Just thought I would warn anyone in higher vans about this crossing

We ve just travelled on this in our Arto that is about 2.95m high. we drove as directed up the ramp of the catarmaran and down the one side expecting the usual cat turnaround and back up to the ramp set up. 

But BEWARE to turn you have to pass under a lowered beam that was lower than the rest at 2.9m ( yes i got the tape out) than the stated 3.1m. we then had to reverese and zigzag around the various bits of boat in the dark, definitely not one for the nervous. On the return Im planning to do as the coaches did and insist on reversing up the ramp althought eh departure angles is also quite steep.

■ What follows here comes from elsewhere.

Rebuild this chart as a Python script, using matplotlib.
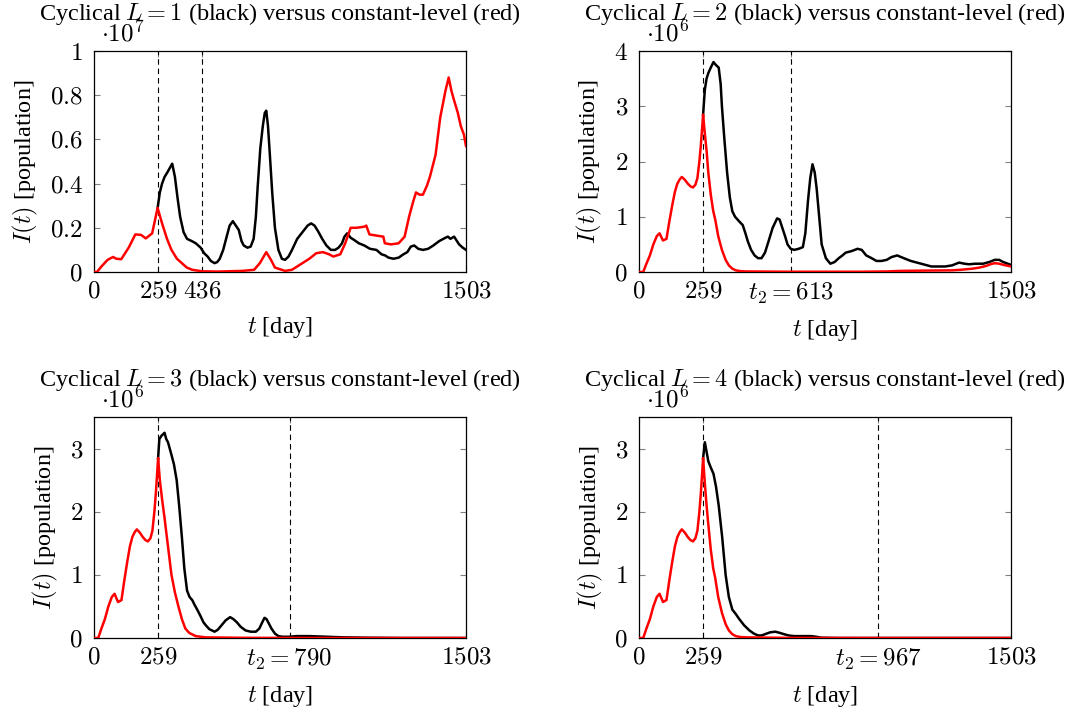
import numpy as np
import matplotlib
matplotlib.use("Agg")
import matplotlib.pyplot as plt

plt.rcParams["font.family"] = ["Liberation Serif", "DejaVu Serif"]
plt.rcParams["mathtext.fontset"] = "cm"

# values, I(t) in millions, t in days
# panel 1 (L = 1)
t1_red = [0, 12, 30, 55, 77, 90, 110, 140, 167, 190, 209, 235, 257, 275, 295, 313, 335, 355, 375, 397, 438, 500, 600, 647, 670, 696, 715, 731, 772, 800, 828, 870, 898, 925, 950, 967, 995, 1015, 1037, 1060, 1092, 1100, 1113, 1140, 1169, 1175, 1200, 1231, 1255, 1273, 1290, 1301, 1315, 1329, 1345, 1357, 1380, 1399, 1420, 1433, 1444, 1454, 1470, 1482, 1495, 1503]
i1_red = [0, 0, 0.25, 0.55, 0.68, 0.6, 0.58, 1.1, 1.7, 1.68, 1.52, 1.75, 2.9, 2.2, 1.5, 1.0, 0.6, 0.4, 0.2, 0.1, 0.03, 0.02, 0.05, 0.1, 0.4, 0.9, 0.55, 0.2, 0.05, 0.1, 0.3, 0.6, 0.85, 0.9, 0.8, 0.7, 0.8, 1.3, 2.0, 2.0, 2.05, 2.1, 1.7, 1.65, 1.6, 1.3, 1.25, 1.3, 1.6, 2.5, 3.2, 3.6, 3.5, 3.5, 3.9, 4.3, 5.3, 7.0, 8.2, 8.8, 8.2, 7.8, 7.2, 6.6, 6.2, 5.7]
t1_black = [257, 266, 275, 285, 296, 306, 316, 327, 337, 348, 362, 376, 395, 411, 431, 445, 459, 472, 487, 498, 508, 522, 536, 548, 561, 573, 585, 596, 605, 620, 633, 645, 654, 661, 672, 682, 690, 696, 703, 710, 720, 731, 745, 759, 772, 786, 800, 821, 835, 849, 863, 877, 891, 905, 922, 939, 957, 974, 988, 1002, 1012, 1023, 1037, 1051, 1070, 1092, 1115, 1141, 1162, 1176, 1190, 1210, 1231, 1250, 1266, 1280, 1294, 1310, 1329, 1350, 1371, 1395, 1420, 1430, 1440, 1455, 1475, 1490, 1503]
i1_black = [2.9, 3.6, 4.0, 4.3, 4.5, 4.7, 4.9, 4.3, 3.4, 2.5, 1.8, 1.5, 1.4, 1.3, 1.1, 0.85, 0.7, 0.5, 0.4, 0.45, 0.6, 1.0, 1.6, 2.1, 2.3, 2.1, 1.9, 1.4, 1.2, 1.1, 1.15, 1.5, 2.5, 3.8, 5.6, 6.6, 7.2, 7.3, 6.6, 5.4, 3.6, 2.0, 1.0, 0.6, 0.55, 0.7, 1.0, 1.5, 1.7, 1.9, 2.1, 2.2, 2.1, 1.85, 1.5, 1.2, 1.0, 1.0, 1.1, 1.3, 1.6, 1.75, 1.55, 1.45, 1.3, 1.2, 1.05, 1.0, 0.8, 0.75, 0.65, 0.6, 0.65, 0.8, 0.9, 1.15, 1.2, 1.05, 1.0, 1.05, 1.2, 1.4, 1.55, 1.6, 1.5, 1.6, 1.25, 1.1, 1.0]

# panel 2 (L = 2)
t2_red = [0, 17, 30, 44, 58, 72, 83, 97, 111, 122, 134, 145, 155, 165, 173, 185, 197, 208, 218, 228, 236, 244, 250, 255, 259, 266, 273, 280, 290, 300, 308, 320, 335, 350, 363, 377, 391, 410, 433, 600, 900, 1000, 1057, 1150, 1265, 1300, 1347, 1375, 1403, 1420, 1437, 1455, 1472, 1503]
i2_red = [0, 0, 0.15, 0.3, 0.5, 0.65, 0.7, 0.57, 0.6, 0.9, 1.2, 1.45, 1.6, 1.68, 1.72, 1.67, 1.6, 1.55, 1.53, 1.58, 1.7, 2.0, 2.3, 2.6, 2.85, 2.5, 2.2, 1.8, 1.4, 1.1, 0.95, 0.65, 0.4, 0.22, 0.12, 0.06, 0.03, 0.015, 0.01, 0.005, 0.005, 0.01, 0.02, 0.025, 0.03, 0.04, 0.06, 0.08, 0.11, 0.14, 0.16, 0.15, 0.13, 0.1]
t2_black = [259, 266, 273, 280, 290, 301, 310, 322, 330, 335, 345, 356, 367, 377, 388, 398, 408, 419, 430, 440, 453, 467, 481, 495, 509, 523, 540, 558, 568, 579, 590, 600, 613, 627, 645, 662, 672, 683, 692, 701, 710, 718, 728, 738, 755, 773, 790, 807, 822, 835, 860, 883, 900, 918, 940, 959, 980, 1001, 1020, 1043, 1070, 1098, 1140, 1181, 1210, 1237, 1265, 1293, 1315, 1334, 1360, 1390, 1415, 1437, 1455, 1472, 1490, 1503]
i2_black = [2.85, 3.3, 3.5, 3.6, 3.7, 3.8, 3.75, 3.7, 3.4, 3.0, 2.4, 1.8, 1.35, 1.1, 1.0, 0.95, 0.9, 0.85, 0.7, 0.55, 0.4, 0.3, 0.25, 0.25, 0.35, 0.55, 0.8, 0.97, 0.95, 0.8, 0.65, 0.5, 0.42, 0.4, 0.42, 0.45, 0.7, 1.3, 1.7, 1.95, 1.8, 1.5, 1.0, 0.5, 0.25, 0.15, 0.18, 0.25, 0.3, 0.35, 0.38, 0.42, 0.4, 0.3, 0.25, 0.2, 0.2, 0.22, 0.27, 0.3, 0.25, 0.2, 0.15, 0.1, 0.1, 0.1, 0.12, 0.17, 0.15, 0.14, 0.15, 0.15, 0.18, 0.22, 0.22, 0.18, 0.15, 0.13]

# panel 3 (L = 3)
t3_red = [0, 17, 30, 44, 58, 72, 83, 97, 111, 122, 134, 145, 155, 165, 173, 185, 197, 208, 218, 228, 236, 244, 250, 255, 259, 266, 275, 285, 299, 313, 327, 341, 355, 369, 385, 411, 450, 600, 1000, 1503]
i3_red = [0, 0, 0.15, 0.3, 0.5, 0.65, 0.7, 0.57, 0.6, 0.9, 1.2, 1.45, 1.6, 1.68, 1.72, 1.67, 1.6, 1.55, 1.53, 1.58, 1.7, 2.0, 2.3, 2.6, 2.85, 2.5, 2.2, 1.9, 1.45, 1.0, 0.72, 0.5, 0.3, 0.15, 0.08, 0.03, 0.01, 0.003, 0.0, 0.0]
t3_black = [259, 264, 272, 285, 292, 299, 306, 313, 323, 334, 344, 355, 365, 376, 386, 397, 407, 417, 430, 442, 452, 466, 487, 500, 515, 532, 550, 563, 577, 592, 612, 633, 654, 668, 680, 689, 697, 705, 717, 731, 745, 760, 786, 820, 870, 940, 1009, 1100, 1250, 1503]
i3_black = [2.85, 3.15, 3.2, 3.25, 3.15, 3.1, 3.0, 2.9, 2.75, 2.5, 2.1, 1.6, 1.1, 0.75, 0.65, 0.6, 0.52, 0.45, 0.35, 0.25, 0.2, 0.14, 0.1, 0.13, 0.2, 0.28, 0.33, 0.3, 0.25, 0.18, 0.12, 0.1, 0.1, 0.15, 0.25, 0.32, 0.3, 0.24, 0.15, 0.07, 0.03, 0.02, 0.02, 0.03, 0.03, 0.02, 0.01, 0.005, 0.0, 0.0]

# panel 4 (L = 4)
t4_red = [0, 17, 30, 44, 58, 72, 83, 97, 111, 122, 134, 145, 155, 165, 173, 185, 197, 208, 218, 228, 236, 244, 250, 255, 259, 266, 273, 280, 290, 300, 308, 320, 335, 350, 363, 377, 391, 410, 433, 600, 1000, 1503]
i4_red = [0, 0, 0.15, 0.3, 0.5, 0.65, 0.7, 0.57, 0.6, 0.9, 1.2, 1.45, 1.6, 1.68, 1.72, 1.67, 1.6, 1.55, 1.53, 1.58, 1.7, 2.0, 2.3, 2.6, 2.85, 2.45, 2.1, 1.8, 1.4, 1.1, 0.95, 0.65, 0.4, 0.22, 0.12, 0.06, 0.03, 0.015, 0.01, 0.002, 0.0, 0.0]
t4_black = [259, 266, 273, 280, 290, 301, 311, 322, 336, 350, 363, 377, 391, 405, 425, 446, 464, 481, 495, 509, 530, 551, 570, 586, 605, 627, 660, 696, 715, 738, 800, 1000, 1503]
i4_black = [2.85, 3.1, 2.95, 2.8, 2.7, 2.6, 2.4, 2.1, 1.6, 1.0, 0.65, 0.45, 0.38, 0.3, 0.2, 0.12, 0.07, 0.04, 0.04, 0.06, 0.09, 0.1, 0.08, 0.06, 0.04, 0.03, 0.03, 0.03, 0.02, 0.005, 0.0, 0.0, 0.0]

levels = [1, 2, 3, 4]
t_switch = [436, 613, 790, 967]
switch_labels = ["$436$", "$t_2 = 613$", "$t_2 = 790$", "$t_2 = 967$"]
ymax = [1e7, 4e6, 3.5e6, 3.5e6]
ytick_vals = [[0, 0.2e7, 0.4e7, 0.6e7, 0.8e7, 1e7], [0, 1e6, 2e6, 3e6, 4e6], [0, 1e6, 2e6, 3e6], [0, 1e6, 2e6, 3e6]]
ytick_labels = [["$0$", "$0.2$", "$0.4$", "$0.6$", "$0.8$", "$1$"], ["$0$", "$1$", "$2$", "$3$", "$4$"], ["$0$", "$1$", "$2$", "$3$"], ["$0$", "$1$", "$2$", "$3$"]]
exponents = ["$\\cdot 10^7$", "$\\cdot 10^6$", "$\\cdot 10^6$", "$\\cdot 10^6$"]

reds = [(t1_red, i1_red), (t2_red, i2_red), (t3_red, i3_red), (t4_red, i4_red)]
blacks = [(t1_black, i1_black), (t2_black, i2_black), (t3_black, i3_black), (t4_black, i4_black)]

W, H = 1077, 713
fig = plt.figure(figsize=(W / 100, H / 100), dpi=100)
boxes = [(94, 51), (639, 51), (94, 417), (639, 417)]
aw, ah = 372, 221

for k in range(4):
    x0, y0 = boxes[k]
    ax = fig.add_axes([x0 / W, 1 - (y0 + ah) / H, aw / W, ah / H])
    tb, ib = blacks[k]
    tr, ir = reds[k]
    ax.plot(tb, np.array(ib) * 1e6, color="black", lw=1.8, zorder=3)
    ax.plot(tr, np.array(ir) * 1e6, color="red", lw=1.8, zorder=4)
    for tv in [259, t_switch[k]]:
        ax.axvline(tv, color="black", lw=0.8, dashes=(5, 3.5), zorder=2)
    ax.set_xlim(0, 1503)
    ax.set_ylim(0, ymax[k])
    ax.set_xticks([0, 259, t_switch[k], 1503])
    ax.set_xticklabels(["$0$", "$259$", switch_labels[k], "$1503$"])
    ax.set_yticks(ytick_vals[k])
    ax.set_yticklabels(ytick_labels[k])
    ax.tick_params(axis="both", direction="in", length=4, width=0.8, color="0.5",
                   top=True, right=True, labelsize=18)
    ax.tick_params(axis="x", pad=6)
    ax.tick_params(axis="y", pad=8)
    for s in ax.spines.values():
        s.set_linewidth(0.9)
    ax.set_xlabel("$t$ [day]", fontsize=17.5, labelpad=9)
    ax.set_ylabel("$I(t)$ [population]", fontsize=17.5, labelpad=7)
    ax.set_title("Cyclical $L = %d$ (black) versus constant-level (red)" % levels[k],
                 fontsize=17.5, pad=22)
    ax.text(0.02, 1.02, exponents[k], transform=ax.transAxes, fontsize=18,
            ha="left", va="bottom")

fig.savefig("out.png", dpi=100)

other than that nicer faster boat than algeciras and no probs through tanger port. late of course but I think they all are.

Jon

Ps rate at 200 euros open return from guttierez.


----------



## VanFlair (Nov 21, 2009)

Hi Jon

Glad we are not with you then.

Martin


----------



## nicholsong (May 26, 2009)

*Re: tarifa-tanger city ferry - height alert at 2.9m+ steep r*



jonegood said:


> Just thought I would warn anyone in higher vans about this crossing
> 
> We ve just travelled on this in our Arto that is about 2.95m high. we drove as directed up the ramp of the catarmaran and down the one side expecting the usual cat turnaround and back up to the ramp set up.
> 
> ...


Useful info but I do not think we will need it soon.

What year is your Arto? The windscreen in your Avatar looks considerably smaller than our 2003 Arto - I had not noticed they had changed it. The W/S is probably still as high but not so low by the looks of it.

Geoff


----------